Selon M. Weidmann, la politique macro-prudentielle constitue la première ligne de défense contre les risques pour la stabilité financière. Ses instruments – tels le volant anticyclique de fonds propres ou la limitation du montant des crédits immobiliers par rapport à la valeur hypothécaire ou au montant des revenus – peuvent être employés de manière beaucoup plus appropriée que ceux de la politique monétaire, a-t-il expliqué. "Alors qu’en matière de stabilité financière, la politique monétaire constitue le marteau dans la panoplie d'instruments d’une banque centrale, les instruments macro-prudentiels en sont le scalpel." M. Weidmann estime que cela vaut en particulier pour la zone euro, où les évolutions défavorables à l'échelle nationale ne peuvent pas être résolues au moyen de la politique monétaire unique.

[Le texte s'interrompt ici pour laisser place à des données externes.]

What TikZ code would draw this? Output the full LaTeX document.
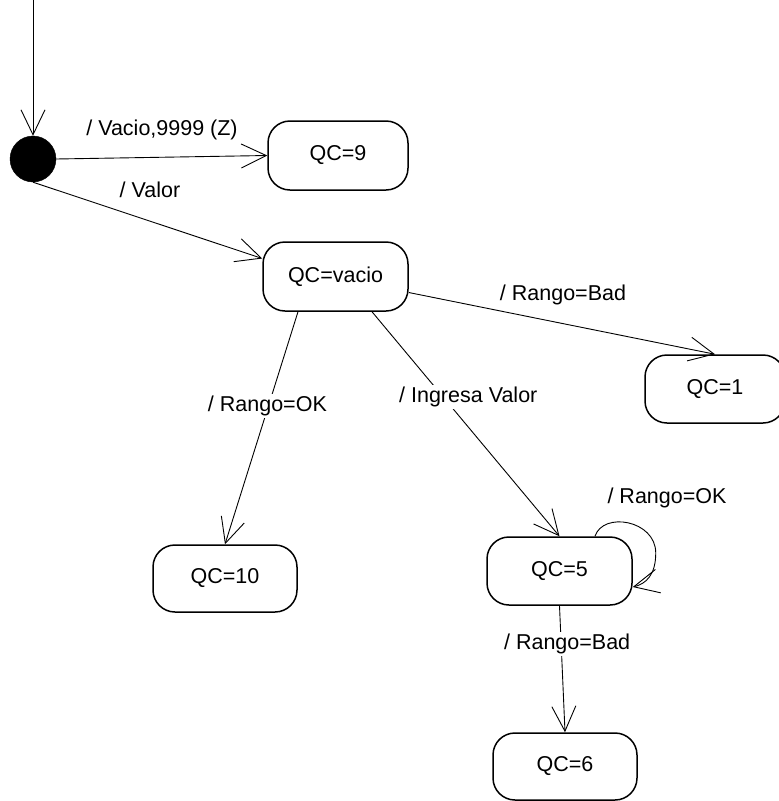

La politique monétaire doit tenir compte des évolutions à plus long terme

Mais M. Weidmann a souligné en même temps qu’il pourrait aussi être utile pour une politique monétaire uniquement orientée sur l’objectif de la stabilité des prix de tenir compte de l’évolution sur les marchés des capitaux. "Comme nous l’avons dû constater récemment, les crises financières influent largement sur le processus de transmission de la politique monétaire et la capacité de celle-ci d’assurer la stabilité des prix." C’est pourquoi la politique monétaire ne doit pas rester immobile lorsque par exemple une évolution excessive du crédit menace la stabilité des prix à plus long terme. Selon lui, les agrégats de masse monétaire et de crédit sont de bons indicateurs des déséquilibres financiers. C’est ce que montrent de nombreuses études et le déroulement de la dernière crise. Par conséquent, le pilier monétaire de la stratégie de politique monétaire de l’Eurosystème n’a rien perdu de son importance.